How does renewing the contract for twenty years keep the school open?

In 2012 the school board looked at how much money it could save if it closed the school.

But in determining the savings, the school board assumed that they would actually close the school and apparently sell it, or at least sell their share. The board also assumed that this would have got rid of all of the school board’s share of costs. But this was a false assumption. The school board was contractually bound to keep paying its share of operating costs, and could not have walked away.

Similarly, if TSBP elects to renew the contract for another 20 years, the school board cannot just walk away or stop paying operating costs. If TSBP renews the contract for another 20 years then the school board is contractually obligated to pay the bulk (but not all) of the operating expenses, for 20 years, whether the school operates as a school or not.

But if the school board is obligated to pay those costs whether or not they operate the school, then any savings claimed from stopping operation as a school evaporate.   They are false savings.

So if the contract was renewed for another twenty years, forcing the school board to pay the bulk of operating costs for twenty years, then the option of discontinuing the schooling option would likely actually increase costs to the board, mostly due to costs of bussing the children to another school.

If the operating costs have to be paid for 20 years anyway, bussing kids elsewhere and schooling them elsewhere is going to be far more costly to the school board than continuing to school them at Sauble.

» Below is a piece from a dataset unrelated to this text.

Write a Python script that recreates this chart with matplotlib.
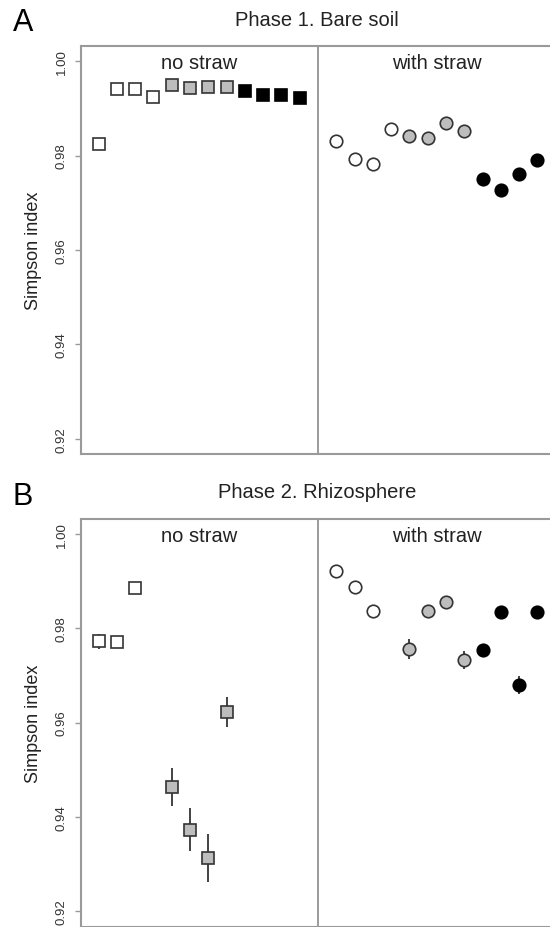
import numpy as np
import matplotlib
matplotlib.use("Agg")
import matplotlib.pyplot as plt

plt.rcParams['font.family'] = ['Liberation Sans', 'DejaVu Sans']

# ---------------- data ----------------
panel_titles = ["Phase 1. Bare soil", "Phase 2. Rhizosphere"]
panel_letters = ["A", "B"]
treatments = ["no straw", "with straw"]
groups = ["white", "gray", "black"]          # 4 samples per group
group_fill = {"white": "white", "gray": "#bdbdbd", "black": "black"}

# Phase 1 (bare soil)
p1_nostraw = [0.9825, 0.9940, 0.9942, 0.9924, 0.9950, 0.9943, 0.9945, 0.9945,
              0.9936, 0.9928, 0.9928, 0.9921]
p1_nostraw_err = [0.0005] * 12
p1_straw = [0.9830, 0.9793, 0.9782, 0.9857, 0.9842, 0.9837, 0.9869, 0.9851,
            0.9750, 0.9727, 0.9761, 0.9791]
p1_straw_err = [0.0005] * 12

# Phase 2 (rhizosphere)
nan = np.nan
p2_nostraw = [0.9772, 0.9770, 0.9885, nan, 0.9463, 0.9373, 0.9313, 0.9623,
              nan, nan, nan, nan]
p2_nostraw_err = [0.0016, 0.0005, 0.0005, nan, 0.0040, 0.0046, 0.0050, 0.0032,
                  nan, nan, nan, nan]
p2_straw = [0.9920, 0.9886, 0.9837, nan, 0.9756, 0.9837, 0.9856, 0.9732,
            0.9753, 0.9834, 0.9680, 0.9834]
p2_straw_err = [0.0005, 0.0005, 0.0005, nan, 0.0021, 0.0005, 0.0005, 0.0019,
                0.0012, 0.0005, 0.0019, 0.0005]

yticks = [0.92, 0.94, 0.96, 0.98, 1.00]
ytick_labels = ["0.92", "0.94", "0.96", "0.98", "1.00"]
ylabel = "Simpson index"

panels = [
    [(p1_nostraw, p1_nostraw_err), (p1_straw, p1_straw_err)],
    [(p2_nostraw, p2_nostraw_err), (p2_straw, p2_straw_err)],
]

# ---------------- figure ----------------
W, H = 550, 928
fig = plt.figure(figsize=(W / 100, H / 100), dpi=100)

axes_px = [(81, 555, 47, 455), (81, 555, 519.5, 927.5)]  # left, right, top, bottom
spine_col = "#9a9a9a"

for pi, ax_box in enumerate(axes_px):
    l, r, t, b = ax_box
    ax = fig.add_axes([l / W, 1 - b / H, (r - l) / W, (b - t) / H])
    ax.set_xlim(0.04, 25.96)
    ax.set_ylim(0.9168, 1.0032)
    for s in ax.spines.values():
        s.set_color(spine_col)
        s.set_linewidth(1.5)
    ax.set_xticks([])
    ax.set_yticks(yticks)
    ax.set_yticklabels(ytick_labels, rotation=90, va='center', fontsize=9.5,
                       color='#333333')
    ax.tick_params(axis='y', length=4.5, width=1, color=spine_col, pad=5)
    ax.set_ylabel(ylabel, fontsize=13, color='#222222', va='center')
    ax.yaxis.set_label_coords(-(81 - 34) / (r - l), 0.5)

    # divider
    ax.axvline(13, color='#808080', lw=1.1)

    for ti, (vals, errs) in enumerate(panels[pi]):
        vals = np.asarray(vals, float)
        errs = np.asarray(errs, float)
        xs = np.arange(1, 13) + 13 * ti
        marker = 's' if ti == 0 else 'o'
        ms = 8.2 if ti == 0 else 9.0
        for gi, g in enumerate(groups):
            sl = slice(gi * 4, gi * 4 + 4)
            ax.errorbar(xs[sl], vals[sl], yerr=errs[sl], fmt='none',
                        ecolor='#222222', elinewidth=1.2, capsize=0, zorder=2)
            edge = '#333333' if g != 'black' else 'black'
            ax.plot(xs[sl], vals[sl], linestyle='none', marker=marker,
                    markersize=ms, markerfacecolor=group_fill[g],
                    markeredgecolor=edge, markeredgewidth=1.2, zorder=3)
        ax.text(6.5 + 13 * ti, 0.99965, treatments[ti], ha='center', va='center',
                fontsize=14.5, color='#222222')

    # title & panel letter
    title_y = [21, 493][pi]
    letter_y = [23, 497][pi]
    fig.text(317 / W, 1 - title_y / H, panel_titles[pi], ha='center',
             va='center', fontsize=14.5, color='#222222')
    fig.text(23 / W, 1 - letter_y / H, panel_letters[pi], ha='center',
             va='center', fontsize=22, color='black')

fig.savefig("out.png", dpi=100)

So if the contract is renewed for another twenty years, forcing the school board to pay the bulk of operating costs for twenty years, shutting down the schooling operation and bussing the kids elsewhere would make absolutely no sense, financially or otherwise. There is little chance that the school board, which is supposed to be responsible to the public, would do something so foolish.

Administrator Farrow-Lawrence’s recommended five year contract may appear to be a short term (five year) win for the parents and the kids.   But after that five years there is no more contract, and the school board can just walk away, and stop paying the bulk of the operating costs. Because at that point there would no longer be a contract requiring them to pay the bulk of operating costs. And that is exactly what they would do.   They would walk away.

In addition the Farrow-Lawrence proposal is a huge burden on TSBP taxpayers.

In stark contrast, the alternative, that is renewing the current contract for another 20 years, would keep the school operating for up to another 20 years, and so is a 20 year win for the kids, a 20 year win for the parents and a big win for TSBP taxpayers.

(But all taxpayers in Bluewater school district might see a slight increase in education taxes.)

Council should consider renewing the contract for twenty years instead of the costly Farrow-Lawrence 5 year proposal. Renewing the existing contract for twenty years just makes so much more sense.

And if the school board should turn out to be more foolish than I expected and try to hold us to ransom with another school closure threat, I will participate in any number of fundraising events to raise money to help pay the ransom (other than another tax grab from the TSBP residents). I will wash cars, spin crown-and-anchor wheels, run bingo nights, knock on doors asking for donations, whatever it takes. Because I place high value on a good solid education for the children.

But all bearing in mind that I place an equally high value on the taxpayers’ rights not to have to pay their education taxes twice, namely once as municipal taxes and again as education taxes.

And if we ever do get to the ransom paying stage, we must register a lien against the school board’s share of the school, for an amount exactly equal to any ransom that we pay.

It would mean a lot of bingo nights, but in about ten years we would own the whole school.

And all without costing the taxpayers another dime.